■ **Task instructions**
Pull each line holding the word "code" from the data.

■ **Input data**
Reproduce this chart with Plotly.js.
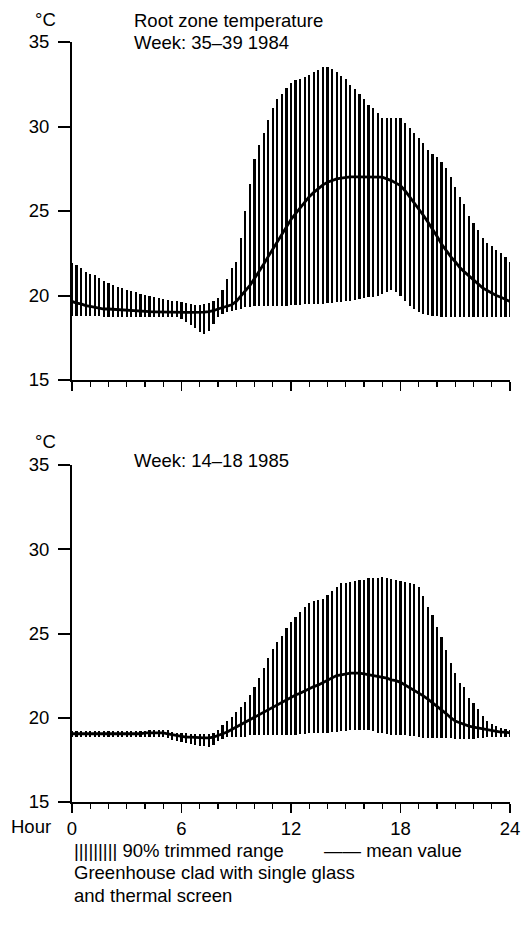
<!DOCTYPE html>
<html>
<head>
<meta charset="utf-8">
<script src="https://cdn.plot.ly/plotly-3.0.1.min.js"></script>
<style>html,body{margin:0;padding:0;background:#fff;}#chart{width:531px;height:932px;}</style>
</head>
<body>
<div id="chart"></div>
<script>
// Hours of day, 15-minute steps
const hours = [0,0.25,0.5,0.75,1,1.25,1.5,1.75,2,2.25,2.5,2.75,3,3.25,3.5,3.75,4,4.25,4.5,4.75,5,5.25,5.5,5.75,6,6.25,6.5,6.75,7,7.25,7.5,7.75,8,8.25,8.5,8.75,9,9.25,9.5,9.75,10,10.25,10.5,10.75,11,11.25,11.5,11.75,12,12.25,12.5,12.75,13,13.25,13.5,13.75,14,14.25,14.5,14.75,15,15.25,15.5,15.75,16,16.25,16.5,16.75,17,17.25,17.5,17.75,18,18.25,18.5,18.75,19,19.25,19.5,19.75,20,20.25,20.5,20.75,21,21.25,21.5,21.75,22,22.25,22.5,22.75,23,23.25,23.5,23.75,24];

// Week 35-39 1984: 90% trimmed range (upper / lower) and mean
const upper1984 = [21.9,21.8,21.65,21.4,21.3,21.2,21.05,20.85,20.75,20.6,20.5,20.45,20.35,20.25,20.2,20.1,20.05,20.0,19.9,19.85,19.8,19.75,19.7,19.65,19.6,19.55,19.5,19.45,19.45,19.5,19.55,19.65,19.85,20.3,21.0,21.6,22.0,23.4,25.0,26.6,28.1,28.9,29.6,30.4,31.1,31.6,31.9,32.3,32.6,32.75,32.8,32.9,33.05,33.2,33.35,33.5,33.55,33.4,33.2,33.0,32.8,32.45,32.2,31.9,31.6,31.3,31.1,30.8,30.5,30.5,30.5,30.5,30.5,30.2,29.9,29.6,29.3,29.0,28.6,28.4,28.2,27.9,27.55,27.0,26.4,25.8,25.4,24.7,24.3,23.9,23.4,23.1,22.9,22.7,22.5,22.3,22.0];
const lower1984 = [18.8,18.8,18.8,18.8,18.8,18.8,18.8,18.75,18.75,18.75,18.75,18.75,18.75,18.75,18.75,18.75,18.75,18.75,18.75,18.7,18.7,18.7,18.7,18.7,18.6,18.45,18.25,18.05,17.85,17.7,17.9,18.3,18.7,18.9,19.0,19.1,19.15,19.2,19.3,19.3,19.35,19.35,19.35,19.4,19.4,19.4,19.4,19.4,19.45,19.45,19.45,19.5,19.5,19.5,19.5,19.5,19.55,19.55,19.6,19.6,19.65,19.7,19.75,19.8,19.85,19.9,19.9,20.0,20.1,20.2,20.3,20.2,20.0,19.7,19.4,19.2,19.0,18.9,18.85,18.8,18.8,18.75,18.75,18.75,18.7,18.7,18.7,18.7,18.7,18.7,18.7,18.7,18.7,18.7,18.7,18.7,18.7];
const mean1984 = [19.65,19.55,19.5,19.4,19.35,19.3,19.25,19.2,19.2,19.18,19.15,19.12,19.1,19.08,19.07,19.06,19.05,19.04,19.03,19.02,19.02,19.01,19.0,19.0,19.0,19.0,19.0,19.0,19.0,19.02,19.05,19.1,19.2,19.28,19.35,19.45,19.65,19.95,20.25,20.6,21.0,21.4,21.85,22.3,22.75,23.2,23.65,24.1,24.5,24.85,25.2,25.55,25.85,26.1,26.35,26.55,26.7,26.8,26.9,26.95,27.0,27.02,27.02,27.02,27.02,27.02,27.02,27.02,27.0,26.9,26.8,26.65,26.5,26.2,25.85,25.5,25.15,24.75,24.35,23.95,23.5,23.05,22.65,22.3,22.0,21.65,21.4,21.15,20.9,20.65,20.45,20.3,20.15,20.0,19.9,19.75,19.65];

// Week 14-18 1985
const upper1985 = [19.2,19.2,19.2,19.2,19.2,19.2,19.2,19.2,19.2,19.2,19.2,19.2,19.2,19.2,19.2,19.2,19.2,19.25,19.25,19.3,19.3,19.25,19.15,19.1,19.1,19.1,19.05,19.05,19.05,19.05,19.05,19.1,19.3,19.55,19.8,20.05,20.35,20.65,20.95,21.35,21.8,22.35,22.95,23.55,24.1,24.5,24.85,25.3,25.7,26.0,26.3,26.6,26.8,26.95,27.0,27.05,27.3,27.5,27.75,28.0,28.0,28.05,28.1,28.15,28.2,28.3,28.3,28.3,28.35,28.3,28.25,28.2,28.1,28.05,28.0,27.95,27.75,27.2,26.6,26.1,25.4,24.8,24.0,23.25,22.65,22.05,21.8,21.2,20.85,20.5,20.1,19.8,19.6,19.5,19.4,19.35,19.3];
const lower1985 = [18.85,18.85,18.85,18.85,18.85,18.85,18.85,18.85,18.85,18.85,18.85,18.85,18.85,18.85,18.85,18.85,18.85,18.85,18.85,18.85,18.85,18.8,18.7,18.6,18.55,18.5,18.45,18.4,18.35,18.3,18.25,18.4,18.6,18.75,18.85,18.85,18.85,18.85,18.85,18.95,18.95,18.95,19.0,19.0,19.0,19.0,19.0,19.0,19.0,19.0,19.05,19.05,19.1,19.1,19.1,19.1,19.1,19.15,19.15,19.2,19.2,19.25,19.3,19.3,19.3,19.25,19.2,19.1,19.1,19.05,19.0,18.95,18.95,18.95,18.9,18.9,18.85,18.8,18.8,18.8,18.8,18.8,18.8,18.8,18.75,18.75,18.75,18.75,18.75,18.8,18.8,18.85,18.85,18.85,18.85,18.85,18.85];
const mean1985 = [19.05,19.05,19.05,19.05,19.05,19.05,19.05,19.05,19.05,19.05,19.05,19.05,19.05,19.05,19.05,19.05,19.1,19.1,19.1,19.1,19.1,19.05,19.0,18.95,18.9,18.85,18.85,18.82,18.8,18.8,18.8,18.85,18.95,19.05,19.15,19.3,19.45,19.6,19.75,19.9,20.05,20.2,20.35,20.5,20.65,20.8,20.95,21.1,21.25,21.35,21.45,21.6,21.75,21.85,21.95,22.1,22.25,22.4,22.5,22.55,22.6,22.65,22.65,22.65,22.6,22.55,22.5,22.45,22.4,22.35,22.25,22.2,22.1,21.95,21.8,21.65,21.5,21.3,21.1,20.9,20.7,20.5,20.25,20.0,19.8,19.7,19.6,19.5,19.45,19.4,19.35,19.3,19.25,19.2,19.15,19.15,19.1];

const yTicks = [15,20,25,30,35];
const xTickLabels = ['0','6','12','18','24'];

const FONT = 'Liberation Sans, Arial, Helvetica, sans-serif';
const FS = 18.5;

function rangeTrace(lo, hi, xa, ya) {
  return {
    type: 'bar', x: hours, base: lo, y: hi.map((v, i) => v - lo[i]),
    width: 0.12, marker: {color: '#000', line: {width: 0}},
    xaxis: xa, yaxis: ya, hoverinfo: 'skip', showlegend: false
  };
}
function meanTrace(m, xa, ya) {
  return {
    type: 'scatter', mode: 'lines', x: hours, y: m,
    line: {color: '#000', width: 2.8}, xaxis: xa, yaxis: ya,
    hoverinfo: 'skip', showlegend: false
  };
}

const data = [
  rangeTrace(lower1984, upper1984, 'x', 'y'),
  meanTrace(mean1984, 'x', 'y'),
  rangeTrace(lower1985, upper1985, 'x2', 'y2'),
  meanTrace(mean1985, 'x2', 'y2')
];

function xAxis(domainAnchor, showLabels) {
  return {
    anchor: domainAnchor, domain: [0, 1], range: [0, 24],
    tickmode: 'array', tickvals: [0, 6, 12, 18, 24], ticktext: xTickLabels,
    ticks: 'outside', ticklen: 9, tickwidth: 1.6, tickcolor: '#000',
    minor: {tickmode: 'linear', tick0: 0, dtick: 1, ticks: 'outside', ticklen: 5, tickwidth: 1.4, tickcolor: '#000', showgrid: false},
    showticklabels: showLabels, showline: true, linewidth: 2, linecolor: '#000',
    showgrid: false, zeroline: false, fixedrange: true, ticklabelstandoff: 0,
    tickfont: {family: FONT, size: FS, color: '#000'}
  };
}
function yAxis(anchor, domain) {
  return {
    anchor: anchor, domain: domain, range: [15, 35],
    tickmode: 'array', tickvals: yTicks,
    ticks: 'outside', ticklen: 12, tickwidth: 2, tickcolor: '#000',
    showline: true, linewidth: 2, linecolor: '#000',
    showgrid: false, zeroline: false, fixedrange: true, ticklabelstandoff: 5,
    tickfont: {family: FONT, size: FS, color: '#000'}
  };
}

const W0 = 72, W1 = 510, H0 = 42, H1 = 802;
const px = x => (x - W0) / (W1 - W0);
const py = y => (H1 - y) / (H1 - H0);

function ann(text, x, y, xanchor) {
  return {text: text, xref: 'paper', yref: 'paper', x: px(x), y: py(y),
    xanchor: xanchor || 'left', yanchor: 'middle', showarrow: false,
    font: {family: FONT, size: FS, color: '#000'}};
}

const layout = {
  width: 531, height: 932,
  margin: {l: W0, r: 531 - W1, t: H0, b: 932 - H1},
  paper_bgcolor: '#fff', plot_bgcolor: '#fff',
  showlegend: false, bargap: 0,
  xaxis: xAxis('y', false),
  yaxis: yAxis('x', [py(380), 1]),
  xaxis2: xAxis('y2', true),
  yaxis2: yAxis('x2', [0, py(465)]),
  annotations: [
    ann('°C', 45, 19, 'center'),
    ann('Root zone temperature', 132, 20),
    ann('Week: 35–39 1984', 132, 42),
    ann('°C', 45, 441, 'center'),
    ann('Week: 14–18 1985', 132, 460),
    ann('Hour', 31, 826, 'center'),
    ann('||||||||| 90% trimmed range', 72, 851),
    ann('—— mean value', 322, 851),
    ann('Greenhouse clad with single glass', 72, 873),
    ann('and thermal screen', 72, 895)
  ]
};

Plotly.newPlot('chart', data, layout, {displayModeBar: false, staticPlot: true});
</script>
</body>
</html>
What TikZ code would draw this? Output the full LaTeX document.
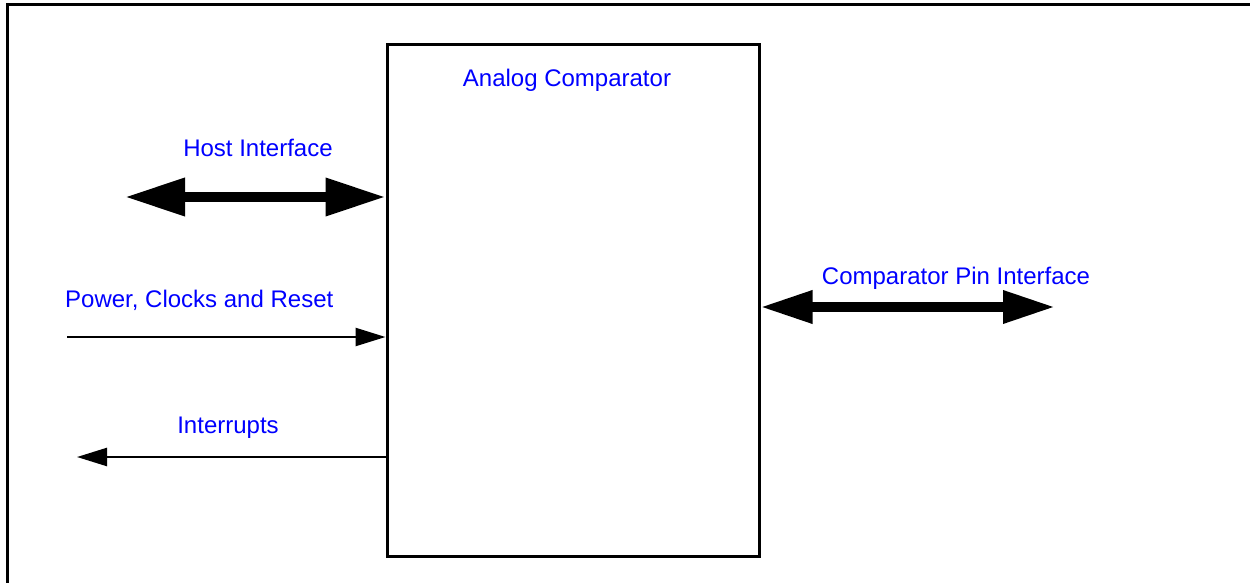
\documentclass[tikz,border=0pt]{standalone}
\usepackage{fontspec}
\setmainfont{Liberation Sans}
\usetikzlibrary{arrows.meta}
\begin{document}
\begin{tikzpicture}[x=1pt,y=-1pt,
  lbl/.style={text=blue,font=\fontsize{24}{28}\selectfont,inner sep=0pt},
  bigarrow/.style={line width=10pt,{Triangle[length=60pt,width=36pt]}-{Triangle[length=60pt,width=36pt]}},
  pinarrow/.style={line width=9.5pt,{Triangle[length=52pt,width=31pt]}-{Triangle[length=52pt,width=31pt]}},
  thinarrow/.style={line width=2.4pt,-{Triangle[length=30pt,width=18pt]}}]
\useasboundingbox (0,0) rectangle (1250,583);
\draw[line width=3pt] (7,583) -- (7,5) -- (1250,5);
\node[draw,line width=3pt,minimum width=372pt,minimum height=511pt,inner sep=0pt] (box) at (573,300.5) {};
\node[lbl] (title) at (567,80) {Analog Comparator};
% host interface
\coordinate (hl) at (125,197);
\draw[bigarrow] (hl) -- (box.west |- hl);
\node[lbl] (hostlbl) at (258,148) {Host Interface};
% power
\coordinate (pl) at (67,337);
\draw[thinarrow] (pl) -- (box.west |- pl);
\node[lbl,anchor=west] (powlbl) at (65,300) {Power, Clocks and Reset};
% interrupts
\coordinate (il) at (77,457);
\draw[thinarrow] (box.west |- il) -- (il);
\node[lbl] (intlbl) at (228,428) {Interrupts};
% pin interface
\coordinate (pr) at (1055,307);
\draw[pinarrow] (box.east |- pr) -- (pr);
\node[lbl] (pinlbl) at (956,278) {Comparator Pin Interface};
\end{tikzpicture}
\end{document}
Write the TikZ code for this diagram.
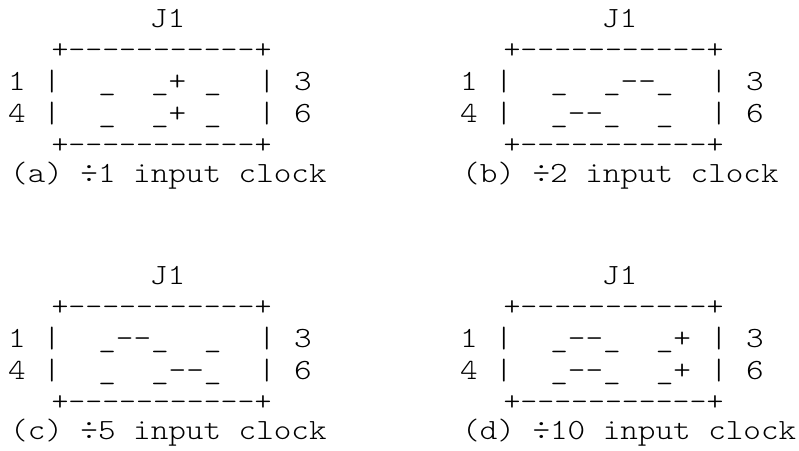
\documentclass[tikz,border=0pt]{standalone}
\usepackage{fontspec}
\setmonofont{lmmonolt10-regular.otf}[FakeStretch=1.143]
\begin{document}
\begin{tikzpicture}[x=1pt, y=-1pt,
  txt/.style={font=\ttfamily\fontsize{29.3}{30}\selectfont, inner sep=0pt, anchor=base},
  row/.style={txt, anchor=base west},
  rim/.style={font=\ttfamily\fontsize{28.2}{30}\selectfont, inner sep=0pt, anchor=base}]
\useasboundingbox (0,0) rectangle (799,450);
% (a)
\begin{scope}
\node[txt] (ja) at (167.5,27) {J1};
\node[rim] (topa) at (161.5,58.4) {+-----------+};
\node[txt] (pa1) at (17,90) {1};
\node[txt] (la1) at (52,90) {|};
\node[row] (ma1) at (98.2,90) {\_~~\_+~\_};
\node[txt] (ra1) at (267,90) {|};
\node[txt] (pa3) at (303,90) {3};
\node[txt] (pa4) at (17,122) {4};
\node[txt] (la2) at (52,122) {|};
\node[row] (ma2) at (98.2,122) {\_~~\_+~\_};
\node[txt] (ra2) at (267,122) {|};
\node[txt] (pa6) at (303,122) {6};
\node[rim] (bota) at (161.5,153.4) {+-----------+};
\node[row] (capa) at (10,182) {(a) ÷1 input clock};
\end{scope}
% (b)
\begin{scope}[xshift=452pt]
\node[txt] (jb) at (167.5,27) {J1};
\node[rim] (topb) at (161.5,58.4) {+-----------+};
\node[txt] (pb1) at (17,90) {1};
\node[txt] (lb1) at (52,90) {|};
\node[row] (mb1) at (98.2,90) {\_~~\_--\_};
\node[txt] (rb1) at (267,90) {|};
\node[txt] (pb3) at (303,90) {3};
\node[txt] (pb4) at (17,122) {4};
\node[txt] (lb2) at (52,122) {|};
\node[row] (mb2) at (98.2,122) {\_--\_~~\_};
\node[txt] (rb2) at (267,122) {|};
\node[txt] (pb6) at (303,122) {6};
\node[rim] (botb) at (161.5,153.4) {+-----------+};
\node[row] (capb) at (10,182) {(b) ÷2 input clock};
\end{scope}
% (c)
\begin{scope}[yshift=-257pt]
\node[txt] (jc) at (167.5,27) {J1};
\node[rim] (topc) at (161.5,58.4) {+-----------+};
\node[txt] (pc1) at (17,90) {1};
\node[txt] (lc1) at (52,90) {|};
\node[row] (mc1) at (98.2,90) {\_--\_~~\_};
\node[txt] (rc1) at (267,90) {|};
\node[txt] (pc3) at (303,90) {3};
\node[txt] (pc4) at (17,122) {4};
\node[txt] (lc2) at (52,122) {|};
\node[row] (mc2) at (98.2,122) {\_~~\_--\_};
\node[txt] (rc2) at (267,122) {|};
\node[txt] (pc6) at (303,122) {6};
\node[rim] (botc) at (161.5,153.4) {+-----------+};
\node[row] (capc) at (10,182) {(c) ÷5 input clock};
\end{scope}
% (d)
\begin{scope}[xshift=452pt, yshift=-257pt]
\node[txt] (jd) at (167.5,27) {J1};
\node[rim] (topd) at (161.5,58.4) {+-----------+};
\node[txt] (pd1) at (17,90) {1};
\node[txt] (ld1) at (52,90) {|};
\node[row] (md1) at (98.2,90) {\_--\_~~\_+};
\node[txt] (rd1) at (267,90) {|};
\node[txt] (pd3) at (303,90) {3};
\node[txt] (pd4) at (17,122) {4};
\node[txt] (ld2) at (52,122) {|};
\node[row] (md2) at (98.2,122) {\_--\_~~\_+};
\node[txt] (rd2) at (267,122) {|};
\node[txt] (pd6) at (303,122) {6};
\node[rim] (botd) at (161.5,153.4) {+-----------+};
\node[row] (capd) at (10,182) {(d) ÷10 input clock};
\end{scope}
\end{tikzpicture}
\end{document}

■ **The completed task**
What TikZ code would draw this? Output the full LaTeX document.
Write the TikZ code for this diagram.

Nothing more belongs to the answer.